More troublesome, though, is the game’s messy sword combat which, if anything, provides the main motivation to fully embrace the stealth. Battles mostly consist of you first blocking an enemy’s attack and then retaliating with the opening you’re given. It can work when enemies stay rooted to the spot but they’re often on their toes and step forward into you, bypassing your block. It’s hard to regain your footing when you’re trying to block with the same hand that controls the direction of movement and I’d often find the game was registering attacks I wasn’t intending to make, killing enemies with even just the slightest hand movement.

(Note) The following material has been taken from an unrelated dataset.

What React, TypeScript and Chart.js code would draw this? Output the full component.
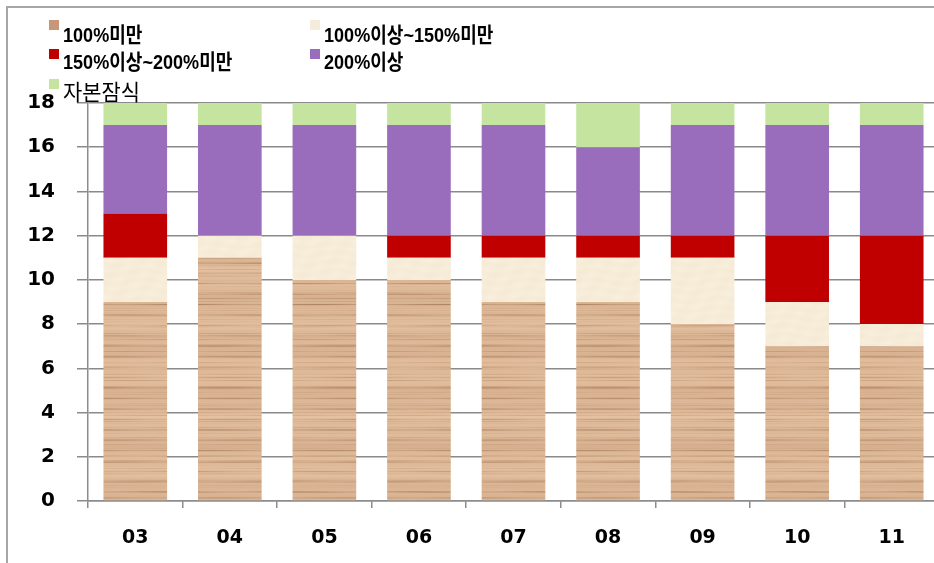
import React, { useEffect, useRef } from "react";
import { Chart, registerables } from "chart.js";

Chart.register(...registerables);

// Years (two-digit) along the x axis
const years = ["03", "04", "05", "06", "07", "08", "09", "10", "11"];

// Number of companies per ratio band, stacked bottom to top
const under100 = [9, 11, 10, 10, 9, 9, 8, 7, 7];
const from100to150 = [2, 1, 2, 1, 2, 2, 3, 2, 1];
const from150to200 = [2, 0, 0, 1, 1, 1, 1, 3, 4];
const over200 = [4, 5, 5, 5, 5, 4, 5, 5, 5];
const capitalImpaired = [1, 1, 1, 1, 1, 2, 1, 1, 1];

const seriesLabels = ["100%미만", "100%이상~150%미만", "150%이상~200%미만", "200%이상", "자본잠식"];
const yTicks = [0, 2, 4, 6, 8, 10, 12, 14, 16, 18];

const TICK_FONT = '"DejaVu Sans", "Noto Sans CJK KR", sans-serif';
const LEGEND_FONT = '"Liberation Sans", "Noto Sans CJK KR", sans-serif';

// Horizontal wood-grain fill for the lowest band
function makeWoodPattern(ctx: CanvasRenderingContext2D): CanvasPattern | string {
  const W = 128, H = 240;
  const c = document.createElement("canvas");
  c.width = W; c.height = H;
  const g = c.getContext("2d");
  if (!g) return "#e0b490";
  const img = g.createImageData(W, H);
  const TAU = Math.PI * 2;
  for (let y = 0; y < H; y++) {
    const t = (y / H) * TAU;
    // broad light/dark banding
    const band = 0.5 * Math.sin(5 * t) + 0.3 * Math.sin(13 * t + 1) + 0.2 * Math.sin(29 * t + 2);
    // thin grain streaks
    const streak =
      Math.pow(Math.max(0, Math.sin(23 * t + 0.7)), 8) +
      0.7 * Math.pow(Math.max(0, Math.sin(41 * t + 2.1)), 12) +
      0.5 * Math.pow(Math.max(0, Math.sin(67 * t + 1.4)), 14);
    const phase = Math.sin(11 * t) * 3;
    for (let x = 0; x < W; x++) {
      const u = (x / W) * TAU;
      const fade = 0.72 + 0.28 * Math.sin(u + phase);
      let m = 0.3 + 0.13 * band + 0.42 * streak * fade;
      m = Math.max(0, Math.min(1, m));
      const i = (y * W + x) * 4;
      img.data[i] = 240 + (178 - 240) * m;
      img.data[i + 1] = 206 + (134 - 206) * m;
      img.data[i + 2] = 174 + (100 - 174) * m;
      img.data[i + 3] = 255;
    }
  }
  g.putImageData(img, 0, 0);
  return ctx.createPattern(c, "repeat") || "#e0b490";
}

// Faintly mottled cream fill for the second band
function makeCreamPattern(ctx: CanvasRenderingContext2D): CanvasPattern | string {
  const W = 64, H = 64;
  const c = document.createElement("canvas");
  c.width = W; c.height = H;
  const g = c.getContext("2d");
  if (!g) return "#f5ebd9";
  const img = g.createImageData(W, H);
  const TAU = Math.PI * 2;
  for (let y = 0; y < H; y++) {
    for (let x = 0; x < W; x++) {
      const n = 0.5 * Math.sin((y / H) * TAU * 7 + Math.sin((x / W) * TAU) * 1.5) + 0.5 * Math.sin((x / W) * TAU * 3 + (y / H) * TAU * 2);
      const i = (y * W + x) * 4;
      img.data[i] = 246 + n * 1.5;
      img.data[i + 1] = 236 + n * 2.5;
      img.data[i + 2] = 216 + n * 4;
      img.data[i + 3] = 255;
    }
  }
  g.putImageData(img, 0, 0);
  return ctx.createPattern(c, "repeat") || "#f5ebd9";
}

const swatchColors = ["#c8977a", "#f6ecdc", "#c00000", "#9a6cbc", "#c4e4a0"];

// Two-column legend drawn above the plot, plus the left/top frame lines
const legendPlugin = {
  id: "gridLegend",
  beforeDraw(chart: any) {
    const ctx = chart.ctx;
    ctx.save();
    ctx.fillStyle = "#ffffff";
    ctx.fillRect(0, 0, chart.width, chart.height);
    ctx.strokeStyle = "#a6a6a6";
    ctx.lineWidth = 2;
    ctx.beginPath();
    ctx.moveTo(7, chart.height);
    ctx.lineTo(7, 7);
    ctx.lineTo(chart.width, 7);
    ctx.stroke();
    ctx.restore();
  },
  afterDraw(chart: any) {
    const ctx = chart.ctx;
    const cols = [49, 310];
    const rows = [20, 49, 79];
    ctx.save();
    chart.data.datasets.forEach((ds: any, idx: number) => {
      const col = idx % 2;
      const row = Math.floor(idx / 2);
      const bx = cols[col];
      const by = rows[row];
      ctx.fillStyle = swatchColors[idx];
      ctx.fillRect(bx, by, 10, 10);
      const last = idx === 4;
      ctx.font = last ? `normal 22px ${LEGEND_FONT}` : `bold 21px ${LEGEND_FONT}`;
      ctx.fillStyle = "#000000";
      ctx.textBaseline = "middle";
      ctx.textAlign = "left";
      ctx.save();
      ctx.translate(bx + 14, by + (row === 0 ? 16 : last ? 15 : 14));
      ctx.scale(last ? 0.95 : 0.86, 1);
      ctx.fillText(ds.label, 0, 0);
      ctx.restore();
    });
    ctx.restore();
  },
};

export default function App() {
  const canvasRef = useRef<HTMLCanvasElement | null>(null);

  useEffect(() => {
    const canvas = canvasRef.current;
    if (!canvas) return;
    const ctx = canvas.getContext("2d");
    if (!ctx) return;
    const wood = makeWoodPattern(ctx);
    const cream = makeCreamPattern(ctx);
    const fills = [wood, cream, "#c00000", "#9a6cbc", "#c4e4a0"];
    const values = [under100, from100to150, from150to200, over200, capitalImpaired];

    const chart = new Chart(canvas, {
      type: "bar",
      data: {
        labels: years,
        datasets: values.map((v, i) => ({
          label: seriesLabels[i],
          data: v,
          backgroundColor: fills[i] as any,
          borderWidth: 0,
          categoryPercentage: 1,
          barPercentage: 0.673,
        })),
      },
      options: {
        animation: false,
        responsive: true,
        maintainAspectRatio: false,
        layout: { padding: { left: 8, top: 103, right: 6, bottom: 0 } },
        plugins: { legend: { display: false }, tooltip: { enabled: false } },
        scales: {
          x: {
            stacked: true,
            z: 1,
            grid: {
              drawOnChartArea: false,
              drawTicks: true,
              tickLength: 7,
              color: "#8c8c8c",
              lineWidth: 1.5,
              offset: true,
            },
            border: { color: "#8c8c8c", width: 1.5 },
            ticks: {
              color: "#000000",
              font: { family: TICK_FONT, size: 19, weight: "bold" },
              padding: 19,
              maxRotation: 0,
            },
            afterFit(scale: any) {
              scale.height = 62;
            },
          },
          y: {
            stacked: true,
            z: 1,
            min: 0,
            max: 18,
            afterBuildTicks(scale: any) {
              scale.ticks = yTicks.map((v) => ({ value: v }));
            },
            grid: {
              color: "rgba(60,60,60,0.6)",
              lineWidth: 1.5,
              tickLength: 11,
            },
            border: { color: "#8c8c8c", width: 1.5 },
            ticks: {
              color: "#000000",
              font: { family: TICK_FONT, size: 20, weight: "bold" },
              padding: 22,
            },
            afterFit(scale: any) {
              scale.width = 80;
            },
          },
        },
      },
      plugins: [legendPlugin],
    });
    return () => chart.destroy();
  }, []);

  return (
    <div style={{ position: "absolute", left: 0, top: 0, width: 934, height: 563, overflow: "hidden", background: "#fff" }}>
      <div style={{ position: "relative", width: 945, height: 563 }}>
        <canvas ref={canvasRef} />
      </div>
    </div>
  );
}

This can also make the repetitive boss battles, which only really differ in the types of special attacks they do, a frustrating disappointment. It’s a real shame given the incredible character design and backstories that have gone into each. There’s the start of a decent melee system here but it feels like it needs a more directed approach in the vein of Until You Fall’s on-screen indicators to really reign it in and make it more cohesive. It’s fortunate for Arashi that this element is only one small part of the overall experience.
There’s definite structural problems with Arashi, but I ultimately found the fantastic level design and amount of player freedom kept me tackling its levels with enthusiasm. Its issues are inherent, but never turned the experience into a slog or made me want to turn it off, and I was glad to have negotiated my way through its meaty campaign, warts and all.
Arashi: Castles Of Sin Review – Final Impressions
Arashi: Castles Of Sin might not go down as VR’s answer to Tenchu, but it gets a lot right with its open-ended level design and its fantastic realization of Feudal Japan. It’s a rare VR game that gives you genuine choice in deciding how to get from A to B and, when it works, captures the slick elitism of becoming a ninja. But it’s let down by clumsier elements, like bugs, bad enemy AI and underwhelming sword combat. Even these dark forces combined aren’t enough to derail the fun sneaking at the core of the experience, but there’s plenty of room for Arashi to improve with a potential sequel.